Outrageously, the bottled water industry has successfully lobbied Congress and, through a budget amendment, is forcing the National Park Service to sell water in disposable bottles. There are many benefits of not selling water in disposable bottles in national parks, including reducing trash at parks, carbon emissions and the litter that despoils our parks, landscape and waterways.
Every year since 2002, the Friends of Little Hunting Creek have cleaned litter in Fairfax County as part of the annual Potomac River Watershed Cleanup. Recyclable beverage containers constitute the overwhelming majority of trash. In 2011, near where fallen trees on Little Hunting Creek created a trash dam, Fairfax County employees and I surveyed 100 feet of nearby shoreline and found 3,955 items of trash, filling 40 large bags, and bulky items such as tires and grocery carts. Included were 1,971 plastic bottles, half of them water bottles. Just five months later, volunteers picked up 75 bags of trash, then another 51 bags five months after that. It’s the same story year after year after year.

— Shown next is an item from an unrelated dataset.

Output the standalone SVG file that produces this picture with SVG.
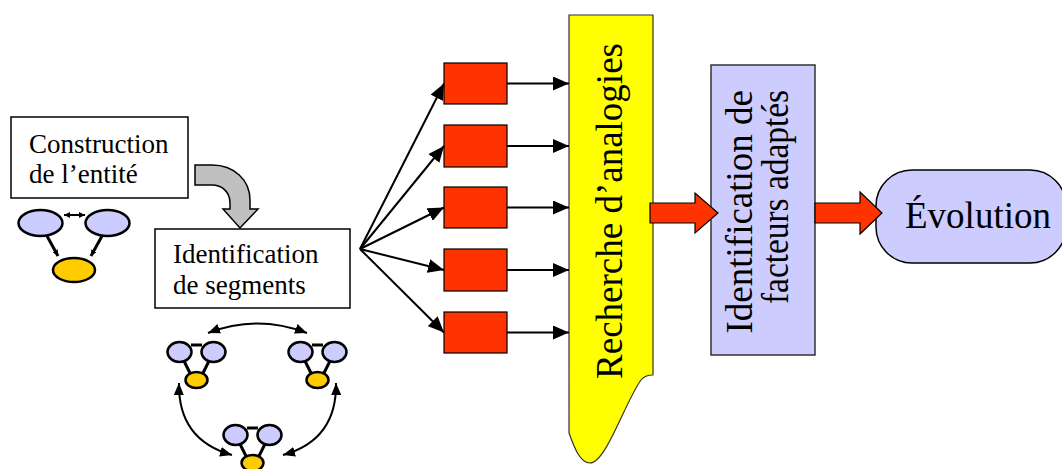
<svg xmlns="http://www.w3.org/2000/svg" width="1062" height="469" viewBox="0 0 1062 469">
<defs>
<style>
.box{fill:#fff;stroke:#000;stroke-width:1.5}
.red{fill:#ff3300;stroke:#000;stroke-width:1.2}
.lav{fill:#ccccff;stroke:#000;stroke-width:2.5}
.yel{fill:#ffcc00;stroke:#000;stroke-width:2.5}
.edge{stroke:#000;stroke-width:2;fill:none}
.thick{stroke:#000;stroke-width:3;fill:none}
</style>
<marker id="ah" viewBox="0 0 16 14" refX="16" refY="7" markerWidth="16" markerHeight="14" markerUnits="userSpaceOnUse" orient="auto">
<path d="M0,0 L16,7 L0,14 Z" fill="#000"/>
</marker>
<marker id="ahs" viewBox="0 0 12 10" refX="12" refY="5" markerWidth="12" markerHeight="10" markerUnits="userSpaceOnUse" orient="auto-start-reverse">
<path d="M0,0 L12,5 L0,10 Z" fill="#000"/>
</marker>
<marker id="aht" viewBox="0 0 6 6" refX="6" refY="3" markerWidth="6" markerHeight="6" markerUnits="userSpaceOnUse" orient="auto-start-reverse">
<path d="M0,0 L6,3 L0,6 Z" fill="#000"/>
</marker>
</defs>

<g id="construction">
<rect class="box" x="11" y="117" width="177" height="81"/>
<text x="29" y="153" font-size="27" font-family="Liberation Serif, serif">Construction</text>
<text x="29" y="183" font-size="27" font-family="Liberation Serif, serif">de l’entité</text>
</g>

<g id="entity-graph">
<line class="thick" x1="47" y1="236" x2="58" y2="256" marker-end="url(#aht)"/>
<line class="thick" x1="102" y1="236" x2="91" y2="256" marker-end="url(#aht)"/>
<line class="edge" x1="64" y1="215" x2="85" y2="215" stroke-width="2.5" marker-start="url(#aht)" marker-end="url(#aht)"/>
<ellipse class="lav" cx="40.5" cy="223" rx="22" ry="13"/>
<ellipse class="lav" cx="107.5" cy="223" rx="22" ry="13"/>
<ellipse class="yel" cx="74" cy="270" rx="21" ry="12"/>
</g>

<g id="turn-arrow">
<path d="M195,165 H212 C234,165 250,180 250,200 V209 H258 L240,228 L223,209 H230 V203 C230,192 222,185 212,185 H195 Z" fill="#c0c0c0" stroke="#000" stroke-width="1.5"/>
</g>

<g id="segments">
<rect class="box" x="155" y="229" width="195" height="79"/>
<text x="173" y="263" font-size="27" font-family="Liberation Serif, serif">Identification</text>
<text x="173" y="294" font-size="27" font-family="Liberation Serif, serif">de segments</text>
</g>

<g id="cluster1">
<line class="thick" x1="191" y1="345" x2="202" y2="345"/>
<line class="thick" x1="184" y1="361" x2="190" y2="373"/>
<line class="thick" x1="209" y1="361" x2="203" y2="373"/>
<ellipse class="lav" cx="179.5" cy="352" rx="12" ry="10"/>
<ellipse class="lav" cx="213.5" cy="352" rx="12" ry="10"/>
<ellipse class="yel" cx="196.5" cy="380" rx="11" ry="8"/>
</g>
<g id="cluster2">
<line class="thick" x1="312" y1="345" x2="323" y2="345"/>
<line class="thick" x1="305" y1="361" x2="311" y2="373"/>
<line class="thick" x1="330" y1="361" x2="324" y2="373"/>
<ellipse class="lav" cx="300.5" cy="352" rx="12" ry="10"/>
<ellipse class="lav" cx="334.5" cy="352" rx="12" ry="10"/>
<ellipse class="yel" cx="317.5" cy="380" rx="11" ry="8"/>
</g>
<g id="cluster3">
<line class="thick" x1="247" y1="428" x2="258" y2="428"/>
<line class="thick" x1="240" y1="444" x2="246" y2="456"/>
<line class="thick" x1="265" y1="444" x2="259" y2="456"/>
<ellipse class="lav" cx="235.5" cy="435" rx="12" ry="10"/>
<ellipse class="lav" cx="269.5" cy="435" rx="12" ry="10"/>
<ellipse class="yel" cx="252.5" cy="463" rx="11" ry="8"/>
</g>

<g id="recherche">
<path d="M569,15 H653 V375 C648,375 644,376 641,380 C625,402 606,463 590,463 C580,463 574,447 569,433 Z" fill="#ffff00" stroke="#333" stroke-width="1.2"/>
<text font-size="37" font-family="Liberation Serif, serif" text-anchor="middle" transform="translate(622,211) rotate(-90)">Recherche d’analogies</text>
</g>

<g id="facteurs">
<rect x="711" y="65" width="104" height="290" fill="#ccccff" stroke="#333" stroke-width="1.5"/>
<text font-size="37" font-family="Liberation Serif, serif" text-anchor="end" transform="translate(752,90) rotate(-90)">Identification de</text>
<text font-size="37" font-family="Liberation Serif, serif" text-anchor="end" textLength="214" lengthAdjust="spacingAndGlyphs" transform="translate(788,90) rotate(-90)">facteurs adaptés</text>
</g>

<g id="evolution">
<rect x="876" y="170" width="190" height="93" rx="36" ry="36" fill="#ccccff" stroke="#000" stroke-width="1.5"/>
<text x="905" y="228" font-size="37" font-family="Liberation Serif, serif">Évolution</text>
</g>

<g id="b1"><rect class="red" x="444" y="63" width="63" height="41"/></g>
<g id="b2"><rect class="red" x="444" y="125" width="63" height="42"/></g>
<g id="b3"><rect class="red" x="444" y="187" width="63" height="41"/></g>
<g id="b4"><rect class="red" x="444" y="249" width="63" height="42"/></g>
<g id="b5"><rect class="red" x="444" y="312" width="63" height="41"/></g>

<g id="connectors">
<path class="edge" d="M360,249 L444,83.5" marker-end="url(#ah)"/>
<path class="edge" d="M360,249 L444,146" marker-end="url(#ah)"/>
<path class="edge" d="M360,249 L444,207.5" marker-end="url(#ah)"/>
<path class="edge" d="M360,249 L444,270" marker-end="url(#ah)"/>
<path class="edge" d="M360,249 L444,332.5" marker-end="url(#ah)"/>
<path class="edge" d="M507,83.5 L569,83.5" marker-end="url(#ah)"/>
<path class="edge" d="M507,146 L569,146" marker-end="url(#ah)"/>
<path class="edge" d="M507,207.5 L569,207.5" marker-end="url(#ah)"/>
<path class="edge" d="M507,270 L569,270" marker-end="url(#ah)"/>
<path class="edge" d="M507,332.5 L569,332.5" marker-end="url(#ah)"/>
<path class="edge" stroke-width="1.5" d="M208,333 Q257,314 307,333" marker-start="url(#ahs)" marker-end="url(#ahs)"/>
<path class="edge" stroke-width="1.5" d="M179,383 Q178,440 232,455" marker-start="url(#ahs)" marker-end="url(#ahs)"/>
<path class="edge" stroke-width="1.5" d="M336,383 Q337,440 283,455" marker-start="url(#ahs)" marker-end="url(#ahs)"/>
<polygon class="red" points="650,203 695,203 695,193 718,213 695,233 695,223 650,223"/>
<polygon class="red" points="815,203 860,203 860,192 882,213 860,234 860,223 815,223"/>
</g>
</svg>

In Fairfax County, litterers must be caught red-handed by police to be cited. Litterers know the chances of being caught are negligible. There is no incentive to stop littering, so the litter keeps on coming.
The International Bottled Water Association actively lobbies against laws that might reduce litter in the first place, such as deposits on beverage containers or banning sales of disposable water bottles in national parks. But the industry doesn’t bear the costs its products create, and it has no incentive to prevent its products from becoming litter.
Instead, the burden falls on local governments, taxpayers and volunteers. Litter lowers property values, harms wildlife, hurts tourism and is a disincentive for businesses to locate in a community. It spoils the natural beauty of our landscape, is an affront to our neighborhoods and undermines our sense of community.
The bottled water association cannot be blamed directly for litterers’ destructive behavior. But by opposing changes, the bottled water industry enables such behavior.
Members of the association should reflect on the words of Pope Francis in Laudato Si, “The Earth, our home, is beginning to look more and more like an immense pile of filth,” and contemplate the industry’s contribution to the filth.
I invite all of its employees to participate in our next Little Hunting Creek cleanup. We work 10 sites, just eight miles from the association’s Alexandria headquarters. Or they might volunteer at the Dyke Marsh Wildlife Preserve or the George Washington Memorial Parkway, two of the 800 cleanup sites in the Potomac River watershed, where this year 24,000 volunteers picked up 1.2 million pounds of trash, including more than 250,000 beverage containers.
By participating in a cleanup, the employees of the International Bottled Water Association might learn that Pope Francis’s words are not abstract.
If National Park Service Director John Jarvis prevails in his attempt to limit sales of disposable water bottles, people who can’t buy a half-liter of water in a disposable bottle for $1 in a national park can buy a reusable water bottle for $2 or $2.50, fill it at the water fountain — making up the cost difference in two fillings — and show concern for our home.
The writer is president of Friends of Little Hunting Creek.